In their opening fourth-round match in the national tournament June 12 against Sporting Kansas City, the Loons revealed a desire to win by starting top goalkeeper Vito Mannone and premier playmaker Darwin Quintero. But they didn’t put it all on the line, resting banged-up defenders Ike Opara and Brent Kallman.
For a fifth-round game against defending Open Cup champion Houston Dynamo on June 18, they reinserted Opara and top central midfielder Jan Gregus in a 3-2 win.
For Wednesday, July 10’s quarterfinal against lower-level New Mexico United, coach Adrian Heath said he will put a full, first-choice group of 11 starters out at Allianz Field. With this game in mind, Heath used a lineup of mostly backups for a 3-2 win over Montreal in MLS action Saturday.
“The game is littered all over the world with the so-called smaller club beating the bigger club because the bigger club don’t treat them with the respect they deserve,” Heath said Monday. “That’s not going to happen. We are going to put the best team out we can.”
New Mexico, a startup club in the USL Championship division, has already topped two MLS sides on the road to reach this stage. They edged the Colorado Rapids in penalty kicks in the fourth round on June 13 and beat FC Dallas 2-1 in the fifth round on June 19.
New Mexico coach Troy Lesesne said he has seen an extra gear in his players wanting to prove they can hang with MLS competition. “It means a little bit more,” he said.
When Heath coached Orlando City, he welcomed Lesesne to watch a few training sessions on two separate visits. It was open-door access that helped Lesesne form his identity as a coach.
“Watching Adrian go through his attacking pattern play was one of the biggest education points for me,” Lesense said.
Now, Lesense will be tasked with stopping a Loons attack that has scored a staggering 20 goals in their past five games in all competitions. New Mexico won’t be able to counter with Kevaughn Frater, who has scored four Open Cup goals but is suspended due to yellow-card accumulation.
The Loons have only lost once in 10 home games this season, but New Mexico is expected to bring about 300 fans, with approximately 180 coming on a chartered flight.
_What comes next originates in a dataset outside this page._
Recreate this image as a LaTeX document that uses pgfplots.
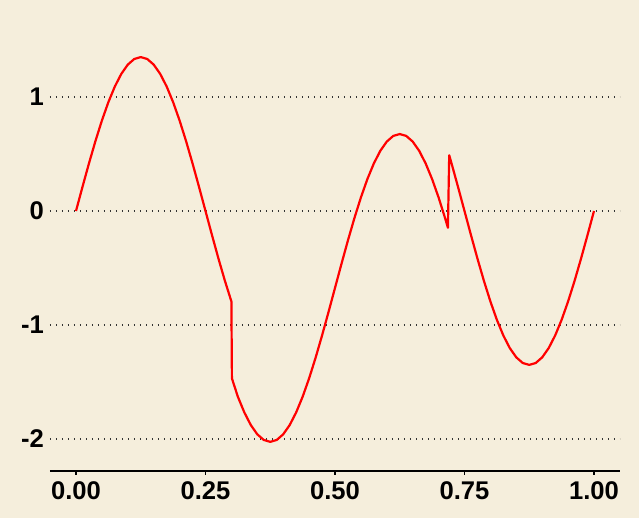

That traveling support is more than double the next-highest total at Allianz Field this season, 135 brought by the Seattle Sounders on May 4.
Opara, who won U.S. Open Cups with Kansas City in 2015 and ’17, said success in the tournament boils down to caring.
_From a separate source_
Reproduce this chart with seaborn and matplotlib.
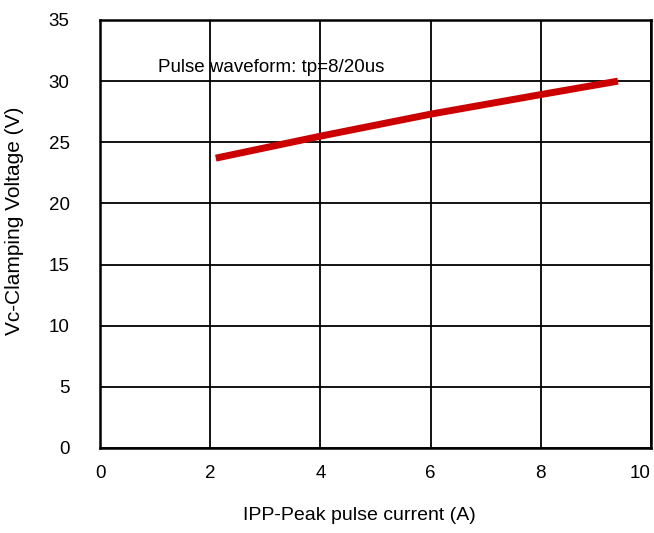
import matplotlib
matplotlib.use("Agg")
import pandas as pd
import seaborn as sns
import matplotlib.pyplot as plt

# data
current = [2.1, 4.0, 6.0, 8.0, 9.4]
voltage = [23.7, 25.5, 27.3, 28.9, 30.0]
x_ticks = [0, 2, 4, 6, 8, 10]
y_ticks = [0, 5, 10, 15, 20, 25, 30, 35]

df = pd.DataFrame({"Ipp": current, "Vc": voltage})

sns.set_style("white")
plt.rcParams["font.family"] = ["Liberation Sans", "DejaVu Sans"]
plt.rcParams["text.color"] = "black"
plt.rcParams["axes.labelcolor"] = "black"

fig = plt.figure(figsize=(6.54, 5.33), dpi=100)
ax = fig.add_axes([0.153, 0.1595, 0.8424, 0.803])

sns.lineplot(data=df, x="Ipp", y="Vc", ax=ax, color="#cc0000", linewidth=5,
             solid_capstyle="butt")

ax.set_xlim(0, 10)
ax.set_ylim(0, 35)
ax.set_xticks(x_ticks)
ax.set_yticks(y_ticks)
ax.grid(True, color="black", linewidth=1.3)
ax.set_axisbelow(True)
for s in ax.spines.values():
    s.set_color("black")
    s.set_linewidth(1.8)
ax.tick_params(axis="both", length=0, labelsize=13.5, colors="black")
ax.tick_params(axis="y", pad=22)
ax.tick_params(axis="x", pad=12)
# last x label sits against the right edge like in the reference
ax.get_xticklabels()[-1].set_horizontalalignment("right")

ax.text(1.05, 31.1, "Pulse waveform: tp=8/20us", fontsize=13.5, va="center", ha="left")
ax.set_xlabel("IPP-Peak pulse current (A)", fontsize=14)
ax.set_ylabel("Vc-Clamping Voltage (V)", fontsize=15)
ax.xaxis.set_label_coords(0.47, -0.138)
ax.yaxis.set_label_coords(-0.138, 0.53)

fig.savefig("out.png", dpi=100)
“If you take it serious, if you want to strive for a trophy, it’s there for the taking,” he said. “I think the mindset of this is it isn’t a gimme game, or this isn’t a game for development for some guys; it’s a chance for us to win something meaningful.”
Minnesota, which hasn’t won a trophy since earning the North American Soccer League spring season championship in 2014, can now see a title on the horizon. An Open Cup championship would also mean a spot in the CONCACAF Champions League and $300,000 in prize money.
The Minnesota/New Mexico winner plays either Los Angeles FC or the Portland Timbers in the semifinals on Aug. 7. Location will be determined in a draw Thursday.
Four Eastern teams are on the other side of the bracket — MLS clubs Atlanta United, Orlando City, New York City and another underdog, USL Championship side St. Louis FC.